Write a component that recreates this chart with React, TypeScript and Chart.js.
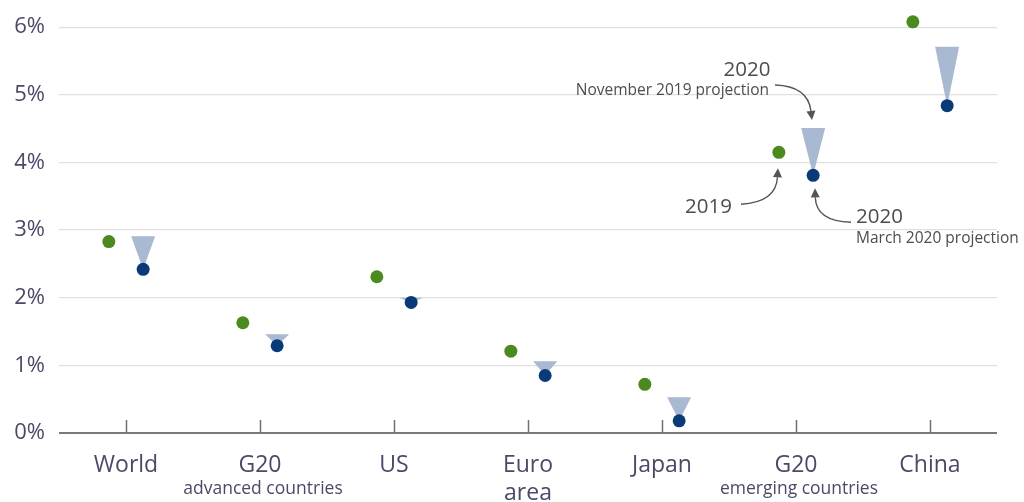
* * *
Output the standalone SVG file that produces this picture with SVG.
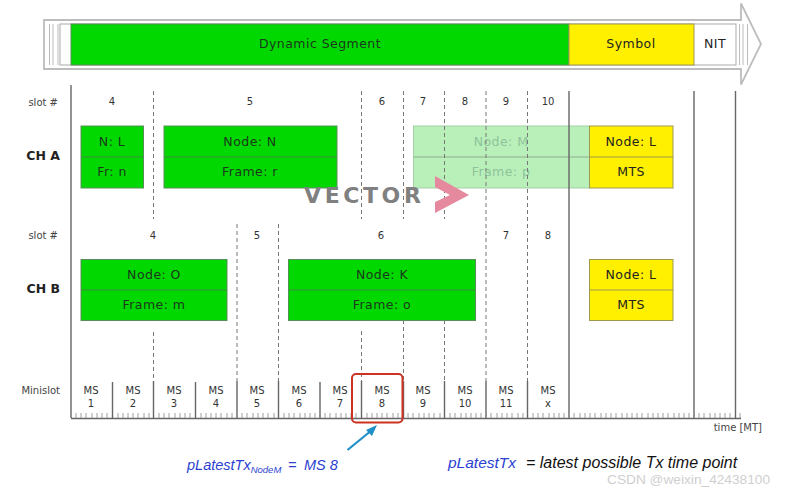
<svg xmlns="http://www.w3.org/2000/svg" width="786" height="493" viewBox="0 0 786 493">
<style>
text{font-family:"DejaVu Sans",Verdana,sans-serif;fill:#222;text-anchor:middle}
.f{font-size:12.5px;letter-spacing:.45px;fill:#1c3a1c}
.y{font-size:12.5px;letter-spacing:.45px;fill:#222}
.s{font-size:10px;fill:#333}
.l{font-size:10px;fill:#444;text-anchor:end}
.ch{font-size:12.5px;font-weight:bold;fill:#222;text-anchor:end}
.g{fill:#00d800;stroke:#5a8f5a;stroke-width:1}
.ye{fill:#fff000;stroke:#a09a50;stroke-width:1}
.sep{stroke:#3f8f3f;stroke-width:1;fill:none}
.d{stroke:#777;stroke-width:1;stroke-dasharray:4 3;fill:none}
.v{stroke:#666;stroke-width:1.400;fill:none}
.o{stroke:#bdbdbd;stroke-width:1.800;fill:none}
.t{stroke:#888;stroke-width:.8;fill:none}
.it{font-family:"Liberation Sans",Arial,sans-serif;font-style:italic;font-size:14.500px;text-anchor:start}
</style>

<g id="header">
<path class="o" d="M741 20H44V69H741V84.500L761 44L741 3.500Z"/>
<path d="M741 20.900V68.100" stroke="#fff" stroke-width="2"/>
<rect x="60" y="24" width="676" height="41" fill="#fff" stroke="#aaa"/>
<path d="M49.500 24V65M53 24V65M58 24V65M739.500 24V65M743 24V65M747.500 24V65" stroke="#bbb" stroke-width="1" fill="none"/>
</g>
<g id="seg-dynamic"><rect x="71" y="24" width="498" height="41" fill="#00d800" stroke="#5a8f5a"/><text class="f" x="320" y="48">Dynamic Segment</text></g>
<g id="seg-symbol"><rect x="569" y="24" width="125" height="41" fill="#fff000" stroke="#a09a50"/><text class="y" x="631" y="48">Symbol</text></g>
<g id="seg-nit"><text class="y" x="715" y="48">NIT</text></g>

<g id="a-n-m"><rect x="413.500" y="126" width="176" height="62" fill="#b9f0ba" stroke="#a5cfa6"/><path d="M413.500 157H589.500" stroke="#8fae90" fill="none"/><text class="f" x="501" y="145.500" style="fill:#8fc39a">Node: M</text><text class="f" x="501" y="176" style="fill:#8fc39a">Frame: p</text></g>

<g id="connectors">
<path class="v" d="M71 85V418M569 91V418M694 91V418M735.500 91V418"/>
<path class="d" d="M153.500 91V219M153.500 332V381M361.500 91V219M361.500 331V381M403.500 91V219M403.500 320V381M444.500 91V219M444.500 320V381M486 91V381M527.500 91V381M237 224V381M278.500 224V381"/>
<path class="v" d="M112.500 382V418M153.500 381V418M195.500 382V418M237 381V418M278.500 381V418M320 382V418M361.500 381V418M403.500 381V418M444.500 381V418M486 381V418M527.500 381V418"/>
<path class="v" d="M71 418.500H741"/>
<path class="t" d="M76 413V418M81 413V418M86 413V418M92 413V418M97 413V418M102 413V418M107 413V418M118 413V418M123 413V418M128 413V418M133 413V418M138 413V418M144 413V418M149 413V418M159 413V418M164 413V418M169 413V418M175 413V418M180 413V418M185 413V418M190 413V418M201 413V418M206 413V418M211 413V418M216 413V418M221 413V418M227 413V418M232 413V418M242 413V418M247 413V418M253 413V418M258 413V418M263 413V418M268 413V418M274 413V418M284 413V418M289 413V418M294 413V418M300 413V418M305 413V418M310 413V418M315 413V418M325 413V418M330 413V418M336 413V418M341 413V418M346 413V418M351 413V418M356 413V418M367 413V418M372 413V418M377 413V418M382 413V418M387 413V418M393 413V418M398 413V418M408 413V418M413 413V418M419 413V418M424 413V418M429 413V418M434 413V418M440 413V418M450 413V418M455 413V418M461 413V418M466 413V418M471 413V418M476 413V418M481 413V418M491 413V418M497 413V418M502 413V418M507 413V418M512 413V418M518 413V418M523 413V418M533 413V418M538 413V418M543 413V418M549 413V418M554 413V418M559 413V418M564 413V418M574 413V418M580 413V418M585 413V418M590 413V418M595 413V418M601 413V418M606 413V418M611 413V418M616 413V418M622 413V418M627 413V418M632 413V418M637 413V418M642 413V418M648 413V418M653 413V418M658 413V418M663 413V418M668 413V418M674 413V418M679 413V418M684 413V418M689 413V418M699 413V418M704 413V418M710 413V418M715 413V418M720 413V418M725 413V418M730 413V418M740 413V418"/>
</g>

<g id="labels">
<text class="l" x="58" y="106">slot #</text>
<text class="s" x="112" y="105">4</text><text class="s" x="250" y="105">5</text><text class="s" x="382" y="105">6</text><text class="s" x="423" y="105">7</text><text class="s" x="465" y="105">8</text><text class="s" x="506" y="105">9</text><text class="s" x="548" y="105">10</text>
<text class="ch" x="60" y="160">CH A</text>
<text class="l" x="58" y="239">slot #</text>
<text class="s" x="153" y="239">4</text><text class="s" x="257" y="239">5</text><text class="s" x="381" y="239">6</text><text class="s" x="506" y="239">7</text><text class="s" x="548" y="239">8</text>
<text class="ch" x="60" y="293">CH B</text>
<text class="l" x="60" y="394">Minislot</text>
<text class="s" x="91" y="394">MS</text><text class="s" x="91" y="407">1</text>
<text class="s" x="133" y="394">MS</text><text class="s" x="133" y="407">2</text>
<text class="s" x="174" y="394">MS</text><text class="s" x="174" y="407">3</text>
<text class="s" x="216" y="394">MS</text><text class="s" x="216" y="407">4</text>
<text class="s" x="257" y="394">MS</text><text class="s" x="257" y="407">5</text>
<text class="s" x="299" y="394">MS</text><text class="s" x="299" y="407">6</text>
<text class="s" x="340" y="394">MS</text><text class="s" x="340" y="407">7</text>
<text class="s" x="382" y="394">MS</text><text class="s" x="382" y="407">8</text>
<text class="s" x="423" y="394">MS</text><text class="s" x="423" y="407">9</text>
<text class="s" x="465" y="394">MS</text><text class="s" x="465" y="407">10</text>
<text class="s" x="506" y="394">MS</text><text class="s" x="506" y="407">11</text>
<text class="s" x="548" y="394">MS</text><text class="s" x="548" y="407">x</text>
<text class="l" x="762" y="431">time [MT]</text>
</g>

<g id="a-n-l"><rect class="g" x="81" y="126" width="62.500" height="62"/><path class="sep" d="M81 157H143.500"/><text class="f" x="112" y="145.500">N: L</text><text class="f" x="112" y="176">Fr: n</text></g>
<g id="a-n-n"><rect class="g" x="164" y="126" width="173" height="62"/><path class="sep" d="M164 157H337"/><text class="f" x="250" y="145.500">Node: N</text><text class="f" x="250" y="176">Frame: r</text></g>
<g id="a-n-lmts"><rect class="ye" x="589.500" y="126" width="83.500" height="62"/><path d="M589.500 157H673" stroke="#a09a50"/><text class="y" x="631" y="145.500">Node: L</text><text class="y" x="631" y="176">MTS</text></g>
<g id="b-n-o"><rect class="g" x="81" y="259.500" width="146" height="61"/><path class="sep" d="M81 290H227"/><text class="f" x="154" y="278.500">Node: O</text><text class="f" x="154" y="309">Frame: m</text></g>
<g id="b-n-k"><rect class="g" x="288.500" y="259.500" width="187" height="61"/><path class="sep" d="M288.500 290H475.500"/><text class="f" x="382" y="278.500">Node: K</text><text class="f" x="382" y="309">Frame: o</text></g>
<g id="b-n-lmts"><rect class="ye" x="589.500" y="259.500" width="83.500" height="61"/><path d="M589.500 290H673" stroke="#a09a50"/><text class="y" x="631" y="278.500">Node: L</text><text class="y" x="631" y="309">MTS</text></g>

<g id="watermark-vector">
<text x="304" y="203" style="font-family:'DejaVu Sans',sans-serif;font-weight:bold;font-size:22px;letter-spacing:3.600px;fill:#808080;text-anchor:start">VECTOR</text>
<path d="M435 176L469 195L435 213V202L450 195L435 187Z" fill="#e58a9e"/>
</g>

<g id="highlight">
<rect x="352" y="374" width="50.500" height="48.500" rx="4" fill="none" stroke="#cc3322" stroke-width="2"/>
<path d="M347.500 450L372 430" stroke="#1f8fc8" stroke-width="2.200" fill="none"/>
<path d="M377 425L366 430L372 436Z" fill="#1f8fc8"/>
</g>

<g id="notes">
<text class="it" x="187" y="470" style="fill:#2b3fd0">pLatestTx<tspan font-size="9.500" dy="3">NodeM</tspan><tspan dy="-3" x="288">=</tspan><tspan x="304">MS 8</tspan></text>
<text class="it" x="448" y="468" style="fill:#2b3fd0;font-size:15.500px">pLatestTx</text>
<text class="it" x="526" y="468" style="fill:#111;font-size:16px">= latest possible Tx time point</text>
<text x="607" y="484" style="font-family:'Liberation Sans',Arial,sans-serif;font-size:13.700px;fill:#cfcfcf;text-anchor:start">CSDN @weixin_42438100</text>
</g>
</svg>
* * *
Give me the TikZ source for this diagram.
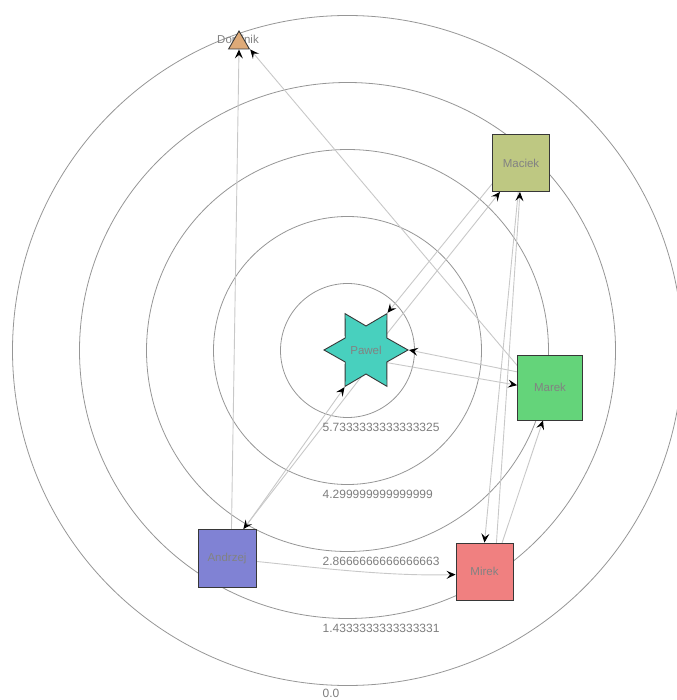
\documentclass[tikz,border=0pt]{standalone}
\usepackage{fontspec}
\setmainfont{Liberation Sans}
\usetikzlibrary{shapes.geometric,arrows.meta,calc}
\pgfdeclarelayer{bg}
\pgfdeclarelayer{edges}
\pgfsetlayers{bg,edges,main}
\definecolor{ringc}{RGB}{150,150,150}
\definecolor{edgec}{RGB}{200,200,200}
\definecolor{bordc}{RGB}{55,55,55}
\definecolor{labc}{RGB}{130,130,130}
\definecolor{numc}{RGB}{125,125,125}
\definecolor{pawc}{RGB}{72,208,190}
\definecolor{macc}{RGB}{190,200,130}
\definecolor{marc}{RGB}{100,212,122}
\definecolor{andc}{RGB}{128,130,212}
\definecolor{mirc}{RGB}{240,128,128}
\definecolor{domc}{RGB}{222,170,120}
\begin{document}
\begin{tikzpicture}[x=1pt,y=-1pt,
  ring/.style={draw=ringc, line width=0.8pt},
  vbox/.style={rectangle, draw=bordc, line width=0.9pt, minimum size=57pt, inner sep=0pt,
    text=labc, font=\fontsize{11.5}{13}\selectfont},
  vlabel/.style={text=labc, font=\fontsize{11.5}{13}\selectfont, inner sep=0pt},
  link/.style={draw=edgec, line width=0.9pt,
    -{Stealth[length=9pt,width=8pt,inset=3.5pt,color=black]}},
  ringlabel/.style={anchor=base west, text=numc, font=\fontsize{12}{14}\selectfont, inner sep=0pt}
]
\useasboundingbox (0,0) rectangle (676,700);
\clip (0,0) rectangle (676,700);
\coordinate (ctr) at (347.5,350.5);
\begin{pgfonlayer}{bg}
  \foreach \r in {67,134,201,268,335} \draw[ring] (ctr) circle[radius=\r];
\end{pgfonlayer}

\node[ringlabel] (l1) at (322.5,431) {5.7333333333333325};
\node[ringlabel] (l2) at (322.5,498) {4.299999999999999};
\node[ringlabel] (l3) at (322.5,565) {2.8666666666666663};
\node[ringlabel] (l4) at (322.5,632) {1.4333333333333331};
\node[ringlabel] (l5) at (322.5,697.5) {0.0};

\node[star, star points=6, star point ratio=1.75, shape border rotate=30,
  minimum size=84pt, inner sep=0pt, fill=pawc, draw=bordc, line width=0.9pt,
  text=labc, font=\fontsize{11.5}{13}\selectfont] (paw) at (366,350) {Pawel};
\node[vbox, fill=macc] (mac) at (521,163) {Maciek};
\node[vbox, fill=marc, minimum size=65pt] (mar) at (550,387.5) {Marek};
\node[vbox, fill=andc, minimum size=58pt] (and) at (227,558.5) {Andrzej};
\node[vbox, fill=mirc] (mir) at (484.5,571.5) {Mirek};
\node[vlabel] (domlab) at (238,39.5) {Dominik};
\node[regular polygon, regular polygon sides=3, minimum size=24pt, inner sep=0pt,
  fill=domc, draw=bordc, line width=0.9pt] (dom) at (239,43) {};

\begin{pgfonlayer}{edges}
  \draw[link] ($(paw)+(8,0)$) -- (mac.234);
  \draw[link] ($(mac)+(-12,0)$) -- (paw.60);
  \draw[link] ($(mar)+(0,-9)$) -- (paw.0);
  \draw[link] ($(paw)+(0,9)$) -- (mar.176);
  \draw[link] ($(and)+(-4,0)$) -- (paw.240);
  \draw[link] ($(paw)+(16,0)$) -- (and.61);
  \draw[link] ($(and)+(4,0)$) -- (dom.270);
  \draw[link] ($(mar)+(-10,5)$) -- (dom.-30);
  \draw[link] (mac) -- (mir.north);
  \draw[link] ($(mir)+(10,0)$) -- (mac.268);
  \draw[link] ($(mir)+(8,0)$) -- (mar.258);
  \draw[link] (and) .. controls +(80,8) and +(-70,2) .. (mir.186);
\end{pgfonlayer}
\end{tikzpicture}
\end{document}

▶ What this task involves
Copy exactly the stretch of lines that starts at the line holding "Give me the TikZ source for this diagram." and ends at the line holding "(l5) at (322.5,697.5)". Drop the pictures.

▶ Task result
Give me the TikZ source for this diagram.
\documentclass[tikz,border=0pt]{standalone}
\usepackage{fontspec}
\setmainfont{Liberation Sans}
\usetikzlibrary{shapes.geometric,arrows.meta,calc}
\pgfdeclarelayer{bg}
\pgfdeclarelayer{edges}
\pgfsetlayers{bg,edges,main}
\definecolor{ringc}{RGB}{150,150,150}
\definecolor{edgec}{RGB}{200,200,200}
\definecolor{bordc}{RGB}{55,55,55}
\definecolor{labc}{RGB}{130,130,130}
\definecolor{numc}{RGB}{125,125,125}
\definecolor{pawc}{RGB}{72,208,190}
\definecolor{macc}{RGB}{190,200,130}
\definecolor{marc}{RGB}{100,212,122}
\definecolor{andc}{RGB}{128,130,212}
\definecolor{mirc}{RGB}{240,128,128}
\definecolor{domc}{RGB}{222,170,120}
\begin{document}
\begin{tikzpicture}[x=1pt,y=-1pt,
  ring/.style={draw=ringc, line width=0.8pt},
  vbox/.style={rectangle, draw=bordc, line width=0.9pt, minimum size=57pt, inner sep=0pt,
    text=labc, font=\fontsize{11.5}{13}\selectfont},
  vlabel/.style={text=labc, font=\fontsize{11.5}{13}\selectfont, inner sep=0pt},
  link/.style={draw=edgec, line width=0.9pt,
    -{Stealth[length=9pt,width=8pt,inset=3.5pt,color=black]}},
  ringlabel/.style={anchor=base west, text=numc, font=\fontsize{12}{14}\selectfont, inner sep=0pt}
]
\useasboundingbox (0,0) rectangle (676,700);
\clip (0,0) rectangle (676,700);
\coordinate (ctr) at (347.5,350.5);
\begin{pgfonlayer}{bg}
  \foreach \r in {67,134,201,268,335} \draw[ring] (ctr) circle[radius=\r];
\end{pgfonlayer}

\node[ringlabel] (l1) at (322.5,431) {5.7333333333333325};
\node[ringlabel] (l2) at (322.5,498) {4.299999999999999};
\node[ringlabel] (l3) at (322.5,565) {2.8666666666666663};
\node[ringlabel] (l4) at (322.5,632) {1.4333333333333331};
\node[ringlabel] (l5) at (322.5,697.5) {0.0};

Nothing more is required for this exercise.